Whale habitats may get bigger

Story: www.boston.com

The National Marine Fisheries Service is considering expanding the boundaries for major breeding grounds and habitat areas for right whales off the coast of New England.

The Ocean Conservancy, an environmental group, petitioned for the potential change, which would merge the two critical habitats of Cape Cod Bay and Great South Channel and enlarge it to include most of the waters from Massachusetts to Maine.

The Ocean Conservancy contends that new data on the right whale’s range, habits, and causes of mortality along the East Coast of the United States show that the current critical habitat designation is not sufficient to protect the whales.

”The surveys that the Fisheries Service has been able to do really found that the original boxes they drew for the critical habitat no longer cover the entire area these animals use,” said Nina Young, director of marine wildlife conservation for the Ocean Conservancy. ”We felt that it was probably better to go back and look at where the whales actually are and redraw those boxes to conform with what we’re seeing today.”

North Atlantic right whales, which have been listed as endangered since 1970, migrate along the Atlantic coast seasonally, but are found in five main areas. Three of these are in US waters: the Great South Channel in New England, Cape Cod Bay, and the southeastern US, which the whales use during the winter months as a calving ground.

The Ocean Conservancy also asked the Fisheries Service to expand the southern habitat, off the coast of Georgia and Florida, by 2,700 square nautical miles.

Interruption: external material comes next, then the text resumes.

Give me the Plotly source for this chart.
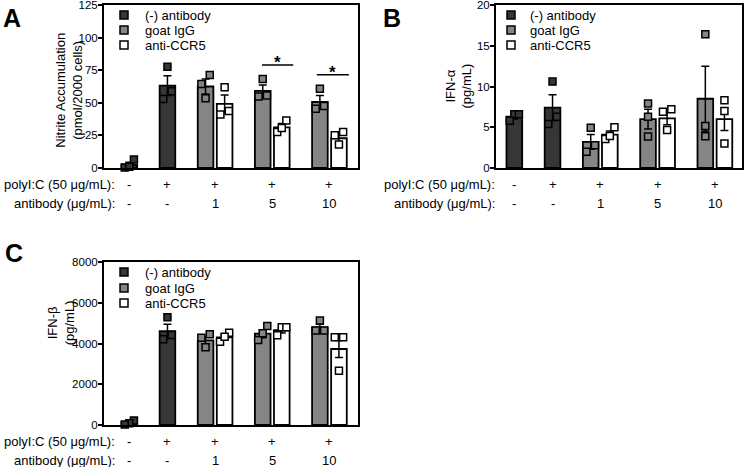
import plotly.graph_objects as go

W, H = 744, 467
FONT = "Liberation Sans, Arial, sans-serif"

# ---------------- categories / labels ----------------
SERIES = ["(-) antibody", "goat IgG", "anti-CCR5"]
POLY_LABELS = ["-", "+", "+", "+", "+"]
AB_LABELS = ["-", "-", "1", "5", "10"]
ROW_TITLES = ["polyI:C (50 \u03bcg/mL):", "antibody (\u03bcg/mL):"]
GROUP_POS = [0, 2, 4.5, 7.5, 10.5]
NEG_POS = [0, 2]
GOAT_POS = [4, 7, 10]
ANTI_POS = [5, 8, 11]

# ---------------- panel A: nitrite ----------------
A_NEG_MEAN = [2.5, 63.2]
A_NEG_SEM = [1.9, 7.6]
A_NEG_PTS = [[0.3, 1.0, 6.5], [77.7, 53.0, 58.9]]
A_GOAT_MEAN = [62.5, 59.2, 50.6]
A_GOAT_SEM = [5.8, 4.5, 5.0]
A_GOAT_PTS = [[71.3, 64.5, 53.5], [68.3, 54.8, 55.6], [60.7, 45.4, 47.5]]
A_ANTI_MEAN = [49.2, 31.2, 22.8]
A_ANTI_SEM = [6.8, 3.0, 3.2]
A_ANTI_PTS = [[61.9, 41.1, 43.7], [36.5, 27.7, 30.7], [27.7, 18.0, 25.1]]
A_SIG_X0 = [6.96, 9.84]
A_SIG_X1 = [8.60, 11.52]
A_SIG_Y = [78.9, 71.6]
A_TICKS = [0, 25, 50, 75, 100, 125]

# ---------------- panel B: IFN-alpha ----------------
B_NEG_MEAN = [6.3, 7.4]
B_NEG_SEM = [0.3, 1.6]
B_NEG_PTS = [[6.6, 6.6, 5.8], [10.6, 6.3, 5.4]]
B_GOAT_MEAN = [3.2, 6.0, 8.5]
B_GOAT_SEM = [0.9, 1.2, 4.0]
B_GOAT_PTS = [[4.95, 2.0, 2.8], [7.9, 6.3, 3.85], [16.4, 5.15, 3.9]]
B_ANTI_MEAN = [4.1, 6.1, 6.0]
B_ANTI_SEM = [0.45, 0.8, 1.4]
B_ANTI_PTS = [[5.0, 3.56, 3.93], [7.2, 6.9, 4.66], [8.3, 7.0, 3.0]]
B_TICKS = [0, 5, 10, 15, 20]

# ---------------- panel C: IFN-beta ----------------
C_NEG_MEAN = [110, 4600]
C_NEG_SEM = [70, 340]
C_NEG_PTS = [[220, 80, 20], [5286, 4206, 4419]]
C_GOAT_MEAN = [4150, 4480, 4790]
C_GOAT_SEM = [190, 200, 160]
C_GOAT_PTS = [[4452, 3814, 4288], [4861, 4173, 4500], [5123, 4632, 4632]]
C_ANTI_MEAN = [4300, 4650, 3730]
C_ANTI_SEM = [130, 140, 420]
C_ANTI_PTS = [[4090, 4530, 4334], [4800, 4800, 4400], [4304, 4304, 2668]]
C_TICKS = [0, 2000, 4000, 6000, 8000]

# ---------------- styles ----------------
FILLS = ["#363636", "#858585", "#ffffff"]
BAR_W = 0.82


def fx(px):
    return px / W


def fy(py):
    return 1 - py / H


def jitter(vals, thr):
    order = sorted(range(len(vals)), key=lambda i: vals[i])
    clusters = []
    for i in order:
        if clusters and vals[i] - vals[clusters[-1][-1]] < thr:
            clusters[-1].append(i)
        else:
            clusters.append([i])
    off = [0.0] * len(vals)
    for c in clusters:
        n = len(c)
        step = 0.44 if n == 2 else 0.24
        for k, i in enumerate(c):
            off[i] = (k - (n - 1) / 2) * step
    return off


PANELS = [
    dict(n=1, letter="A", dom_x=(104, 358), dom_y=(5, 168), xr=[-1.33, 12.0],
         yr=[0, 125], ticks=A_TICKS,
         title="Nitrite Accumulation<br>(pmol/2000 cells)", t_shift=-35, t_y=0.48,
         series=[(NEG_POS, A_NEG_MEAN, A_NEG_SEM, A_NEG_PTS),
                 (GOAT_POS, A_GOAT_MEAN, A_GOAT_SEM, A_GOAT_PTS),
                 (ANTI_POS, A_ANTI_MEAN, A_ANTI_SEM, A_ANTI_PTS)],
         thr=6.9, leg=(124, 143, [15, 30, 45]), row_right=117, letter_px=(1, 2),
         sig=(A_SIG_X0, A_SIG_X1, A_SIG_Y)),
    dict(n=2, letter="B", dom_x=(496, 742), dom_y=(5, 168), xr=[-0.96, 11.92],
         yr=[0, 20], ticks=B_TICKS,
         title="IFN-\u03b1<br>(pg/mL)", t_shift=-38, t_y=0.5,
         series=[(NEG_POS, B_NEG_MEAN, B_NEG_SEM, B_NEG_PTS),
                 (GOAT_POS, B_GOAT_MEAN, B_GOAT_SEM, B_GOAT_PTS),
                 (ANTI_POS, B_ANTI_MEAN, B_ANTI_SEM, B_ANTI_PTS)],
         thr=1.1, leg=(511, 528, [15, 30, 45]), row_right=497, letter_px=(381, 2),
         sig=None),
    dict(n=3, letter="C", dom_x=(104, 358), dom_y=(262, 425), xr=[-1.33, 12.0],
         yr=[0, 8000], ticks=C_TICKS,
         title="IFN-\u03b2<br>(pg/mL)", t_shift=-43, t_y=0.63,
         series=[(NEG_POS, C_NEG_MEAN, C_NEG_SEM, C_NEG_PTS),
                 (GOAT_POS, C_GOAT_MEAN, C_GOAT_SEM, C_GOAT_PTS),
                 (ANTI_POS, C_ANTI_MEAN, C_ANTI_SEM, C_ANTI_PTS)],
         thr=440, leg=(124, 143, [272, 288, 303]), row_right=117, letter_px=(3, 237),
         sig=None),
]

fig = go.Figure()
annotations = []
shapes = []
layout_axes = {}

for P in PANELS:
    n = P["n"]
    xa = "x" if n == 1 else f"x{n}"
    ya = "y" if n == 1 else f"y{n}"
    xkey = "xaxis" if n == 1 else f"xaxis{n}"
    ykey = "yaxis" if n == 1 else f"yaxis{n}"

    # bars with error bars
    for si, (pos, mean, sem, pts) in enumerate(P["series"]):
        fig.add_trace(go.Bar(
            x=pos, y=mean, width=BAR_W, xaxis=xa, yaxis=ya,
            marker=dict(color=FILLS[si], line=dict(color="black", width=1.8)),
            error_y=dict(type="data", array=sem, visible=True, color="black",
                         thickness=1.5, width=4),
            showlegend=False, hoverinfo="skip"))
    # replicate points
    for si, (pos, mean, sem, pts) in enumerate(P["series"]):
        xs, ys = [], []
        for p, vals in zip(pos, pts):
            offs = jitter(vals, P["thr"])
            xs += [p + o for o in offs]
            ys += vals
        fig.add_trace(go.Scatter(
            x=xs, y=ys, mode="markers", xaxis=xa, yaxis=ya,
            marker=dict(symbol="square", size=7, color=FILLS[si],
                        line=dict(color="black", width=1.5)),
            showlegend=False, hoverinfo="skip", cliponaxis=False))

    x0, x1 = P["dom_x"]
    y0, y1 = P["dom_y"]
    layout_axes[xkey] = dict(
        domain=[fx(x0), fx(x1)], range=P["xr"], anchor=ya, automargin=False,
        showline=True, linecolor="black", linewidth=2, mirror=True,
        showticklabels=False, ticks="", showgrid=False, zeroline=False)
    layout_axes[ykey] = dict(
        domain=[fy(y1), fy(y0)], range=P["yr"], anchor=xa, automargin=False,
        showline=True, linecolor="black", linewidth=2, mirror=True,
        tickvals=P["ticks"], tickformat="d", ticks="outside", ticklen=4,
        tickwidth=1.5, tickcolor="black", ticklabeloverflow="allow",
        ticklabelstandoff=-2,
        tickfont=dict(family=FONT, size=11.5, color="black"),
        showgrid=False, zeroline=False)

    # y title
    annotations.append(dict(
        text=P["title"], xref=f"{xa} domain", yref=f"{ya} domain",
        x=0, y=P["t_y"], xshift=P["t_shift"], xanchor="center", yanchor="middle",
        textangle=-90, showarrow=False,
        font=dict(family=FONT, size=13, color="black")))

    # category rows
    for lbls, shift, title in [(POLY_LABELS, -16, ROW_TITLES[0]),
                               (AB_LABELS, -35, ROW_TITLES[1])]:
        for gp, lab in zip(GROUP_POS, lbls):
            annotations.append(dict(
                text=lab, xref=xa, yref=f"{ya} domain", x=gp, y=0, yshift=shift,
                xanchor="center", yanchor="middle", showarrow=False,
                font=dict(family=FONT, size=13, color="black")))
        annotations.append(dict(
            text=title, xref="paper", yref=f"{ya} domain",
            x=fx(P["row_right"]), y=0, yshift=shift,
            xanchor="right", yanchor="middle", showarrow=False,
            font=dict(family=FONT, size=13, color="black")))

    # legend (drawn)
    lx, tx, lys = P["leg"]
    for si, ly in enumerate(lys):
        shapes.append(dict(
            type="rect", xref="paper", yref="paper",
            x0=fx(lx - 4), x1=fx(lx + 4), y0=fy(ly + 4), y1=fy(ly - 4),
            fillcolor=FILLS[si], line=dict(color="black", width=1.5)))
        annotations.append(dict(
            text=SERIES[si], xref="paper", yref="paper", x=fx(tx), y=fy(ly),
            xanchor="left", yanchor="middle", showarrow=False,
            font=dict(family=FONT, size=13, color="black")))

    # panel letter
    lpx, lpy = P["letter_px"]
    annotations.append(dict(
        text=f"<b>{P['letter']}</b>", xref="paper", yref="paper",
        x=fx(lpx), y=fy(lpy), xanchor="left", yanchor="top", showarrow=False,
        font=dict(family=FONT, size=25, color="black")))

    # significance bars
    if P["sig"]:
        for sx0, sx1, sy in zip(*P["sig"]):
            shapes.append(dict(type="line", xref=xa, yref=ya, x0=sx0, x1=sx1,
                               y0=sy, y1=sy, line=dict(color="black", width=1.5)))
            annotations.append(dict(
                text="<b>*</b>", xref=xa, yref=ya, x=(sx0 + sx1) / 2, y=sy,
                xanchor="center", yanchor="bottom", yshift=-9, showarrow=False,
                font=dict(family=FONT, size=17, color="black")))

fig.update_layout(
    width=W, height=H, margin=dict(l=0, r=0, t=0, b=0),
    paper_bgcolor="white", plot_bgcolor="white",
    barmode="overlay", showlegend=False,
    annotations=annotations, shapes=shapes,
    font=dict(family=FONT, color="black"),
    **layout_axes)

fig.write_html("out.html", config={"displayModeBar": False},
               post_script="document.body.style.margin='0';")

Young said that the two greatest threats to right whales are fishing nets and ship strikes. For fishermen, an expansion of the critical habitat could mean time and area closures and modifications to fishing gear and practices. Other mariners could face speed limits and warnings to be alert for whales in certain areas. The impact of the expansion on fishermen and other mariners would depend on which areas become part of the whales’ habitat.

”If new waters are designated as a critical habitat, we would need to take a hard look and ask, `Does it require new specific management rules?”’ Fisheries Service spokesman George Liles said. ”What’s appropriate in Cape Cod Bay might not be appropriate in another area where the fishery might be entirely different.”

In the past, federal regulators have limited lobster fishing in the Cape Cod Bay critical habitat from Jan. 1 through May 1 and banned gillnet fishing in that area entirely during the same period. Gillnet fishing involves stretching a long net across the usual path of a school of fish.

In a Federal Register notice published Tuesday, National Marine Fisheries Service administrator Rebecca Lent wrote that the Ocean Conservancy’s petition ”presents substantial scientific information indicating that this action may be warranted.” However, Liles said that was standard language and that the finding of ”substantial scientific information” is just the first hurdle for a regulatory change.

”There is a ton of new information that has come out in the last 10 years about right whales and their distribution,” Liles said, pointing to a research project that includes whale-watching and counting efforts by the service, state agencies, and nongovernmental agencies.

”There has been a real active attempt over last seven or eight years to gather more information on where the whales are and what their habits are,” Liles said. ”When you look at all that, does that mean the critical habitat should be expanded? That’s something that the biologists are going to have to look at.”

The Fisheries Service is accepting public comments until Jan. 21, and expects to make a decision within a year.